Exercise instructions: All lines featuring the string "React" are to be listed.
## Begin Dataset extract
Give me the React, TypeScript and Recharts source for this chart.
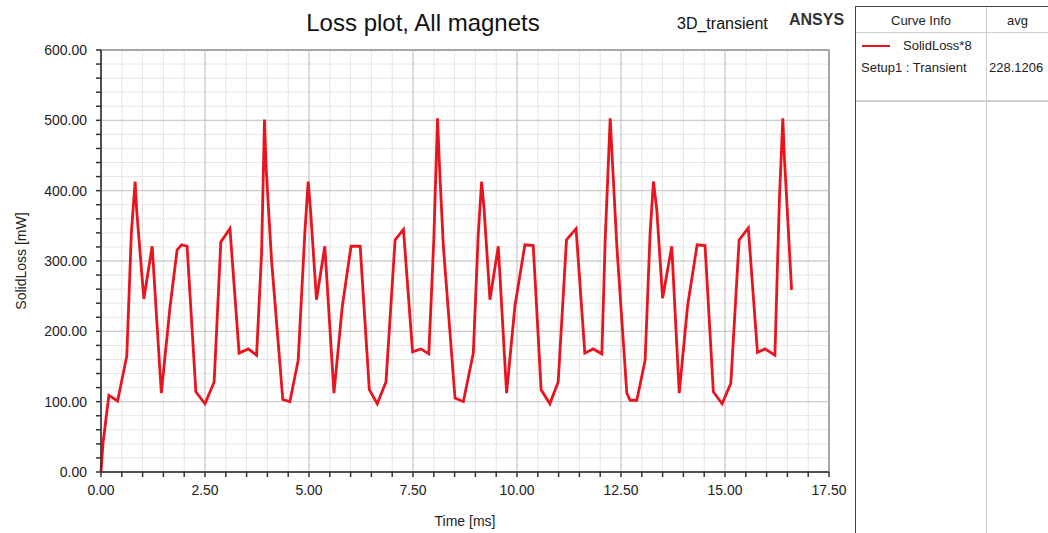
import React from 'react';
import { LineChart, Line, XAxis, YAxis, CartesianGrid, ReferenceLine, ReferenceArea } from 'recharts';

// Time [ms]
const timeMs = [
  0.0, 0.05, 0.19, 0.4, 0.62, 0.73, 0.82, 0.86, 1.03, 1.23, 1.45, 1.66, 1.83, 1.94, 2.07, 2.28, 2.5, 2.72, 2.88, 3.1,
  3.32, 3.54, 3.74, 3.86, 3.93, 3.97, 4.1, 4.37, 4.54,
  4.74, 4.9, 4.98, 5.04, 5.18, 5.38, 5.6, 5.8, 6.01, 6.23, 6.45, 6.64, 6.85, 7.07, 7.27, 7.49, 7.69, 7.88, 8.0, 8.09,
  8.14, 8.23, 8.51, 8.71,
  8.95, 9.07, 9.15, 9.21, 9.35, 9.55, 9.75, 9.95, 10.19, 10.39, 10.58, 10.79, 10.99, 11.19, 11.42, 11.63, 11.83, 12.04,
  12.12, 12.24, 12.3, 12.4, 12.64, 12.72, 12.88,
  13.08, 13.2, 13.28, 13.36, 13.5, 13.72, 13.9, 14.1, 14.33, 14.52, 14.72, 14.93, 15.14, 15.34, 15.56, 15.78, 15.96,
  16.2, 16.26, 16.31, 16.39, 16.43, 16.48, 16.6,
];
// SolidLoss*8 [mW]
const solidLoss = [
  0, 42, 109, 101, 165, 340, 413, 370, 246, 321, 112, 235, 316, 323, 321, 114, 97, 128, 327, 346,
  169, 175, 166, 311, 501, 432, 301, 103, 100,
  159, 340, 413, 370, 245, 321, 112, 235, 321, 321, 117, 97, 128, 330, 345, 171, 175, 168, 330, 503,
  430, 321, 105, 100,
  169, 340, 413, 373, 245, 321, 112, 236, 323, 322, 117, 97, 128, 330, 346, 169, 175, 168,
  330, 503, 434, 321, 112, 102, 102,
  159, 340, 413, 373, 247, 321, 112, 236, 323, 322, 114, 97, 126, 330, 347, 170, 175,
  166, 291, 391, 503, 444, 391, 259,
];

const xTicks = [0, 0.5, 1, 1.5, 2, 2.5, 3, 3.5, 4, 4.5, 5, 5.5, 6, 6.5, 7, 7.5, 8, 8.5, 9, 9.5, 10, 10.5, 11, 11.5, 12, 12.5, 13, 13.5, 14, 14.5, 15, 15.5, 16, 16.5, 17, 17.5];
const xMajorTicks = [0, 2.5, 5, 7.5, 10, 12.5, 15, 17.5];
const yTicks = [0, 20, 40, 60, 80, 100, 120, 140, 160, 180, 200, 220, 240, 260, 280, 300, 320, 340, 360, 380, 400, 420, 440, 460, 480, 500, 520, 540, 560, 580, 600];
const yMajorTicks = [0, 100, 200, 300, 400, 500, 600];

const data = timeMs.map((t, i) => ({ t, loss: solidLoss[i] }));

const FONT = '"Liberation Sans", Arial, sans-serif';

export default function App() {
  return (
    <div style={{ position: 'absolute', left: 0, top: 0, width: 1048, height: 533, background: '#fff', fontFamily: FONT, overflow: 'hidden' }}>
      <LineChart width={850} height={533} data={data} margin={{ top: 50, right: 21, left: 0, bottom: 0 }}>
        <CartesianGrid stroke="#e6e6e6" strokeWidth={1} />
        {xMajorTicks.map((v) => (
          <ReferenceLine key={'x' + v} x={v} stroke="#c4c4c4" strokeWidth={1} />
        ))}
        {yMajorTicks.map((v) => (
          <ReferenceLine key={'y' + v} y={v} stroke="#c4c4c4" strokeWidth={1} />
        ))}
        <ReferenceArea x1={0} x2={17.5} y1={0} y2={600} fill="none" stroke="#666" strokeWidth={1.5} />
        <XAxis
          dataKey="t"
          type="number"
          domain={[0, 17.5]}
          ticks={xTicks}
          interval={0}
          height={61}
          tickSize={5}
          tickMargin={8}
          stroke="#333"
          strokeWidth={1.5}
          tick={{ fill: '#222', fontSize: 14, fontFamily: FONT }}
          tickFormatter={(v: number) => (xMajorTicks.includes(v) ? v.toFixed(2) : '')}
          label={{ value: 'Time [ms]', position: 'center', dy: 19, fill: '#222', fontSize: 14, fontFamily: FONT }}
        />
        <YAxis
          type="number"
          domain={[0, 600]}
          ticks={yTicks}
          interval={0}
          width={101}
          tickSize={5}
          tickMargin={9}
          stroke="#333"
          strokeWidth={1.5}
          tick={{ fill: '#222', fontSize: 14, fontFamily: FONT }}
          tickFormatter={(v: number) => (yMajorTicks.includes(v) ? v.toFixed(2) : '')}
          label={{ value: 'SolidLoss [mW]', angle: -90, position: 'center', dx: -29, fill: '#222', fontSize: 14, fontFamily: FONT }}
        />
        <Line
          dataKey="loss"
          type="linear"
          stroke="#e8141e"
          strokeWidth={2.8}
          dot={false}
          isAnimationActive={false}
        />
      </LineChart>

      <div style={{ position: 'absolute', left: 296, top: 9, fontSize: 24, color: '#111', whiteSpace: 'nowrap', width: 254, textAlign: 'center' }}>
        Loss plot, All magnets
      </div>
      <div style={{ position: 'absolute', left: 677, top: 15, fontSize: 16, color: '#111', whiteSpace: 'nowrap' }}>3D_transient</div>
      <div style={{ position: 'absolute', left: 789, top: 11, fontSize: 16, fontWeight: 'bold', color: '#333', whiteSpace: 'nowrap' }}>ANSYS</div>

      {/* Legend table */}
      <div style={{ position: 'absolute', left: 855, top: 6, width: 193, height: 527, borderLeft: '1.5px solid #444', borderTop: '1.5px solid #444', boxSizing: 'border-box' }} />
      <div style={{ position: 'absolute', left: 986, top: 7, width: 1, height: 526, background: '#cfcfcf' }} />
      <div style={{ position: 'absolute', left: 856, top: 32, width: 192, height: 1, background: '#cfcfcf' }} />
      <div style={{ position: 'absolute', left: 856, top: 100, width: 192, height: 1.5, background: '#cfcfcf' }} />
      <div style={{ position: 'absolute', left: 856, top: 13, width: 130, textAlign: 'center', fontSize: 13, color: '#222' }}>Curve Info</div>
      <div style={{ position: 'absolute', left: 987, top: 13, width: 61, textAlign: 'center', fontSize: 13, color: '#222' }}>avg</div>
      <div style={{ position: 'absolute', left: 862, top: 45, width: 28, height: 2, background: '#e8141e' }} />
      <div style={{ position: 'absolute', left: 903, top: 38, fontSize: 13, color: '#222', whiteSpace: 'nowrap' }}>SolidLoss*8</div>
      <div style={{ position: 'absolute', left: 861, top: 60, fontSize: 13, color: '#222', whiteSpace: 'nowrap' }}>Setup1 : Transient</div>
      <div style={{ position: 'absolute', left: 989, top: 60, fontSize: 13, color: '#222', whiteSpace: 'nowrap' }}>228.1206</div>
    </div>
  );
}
## End Dataset extract
Written answer:
Give me the React, TypeScript and Recharts source for this chart.
import React from 'react';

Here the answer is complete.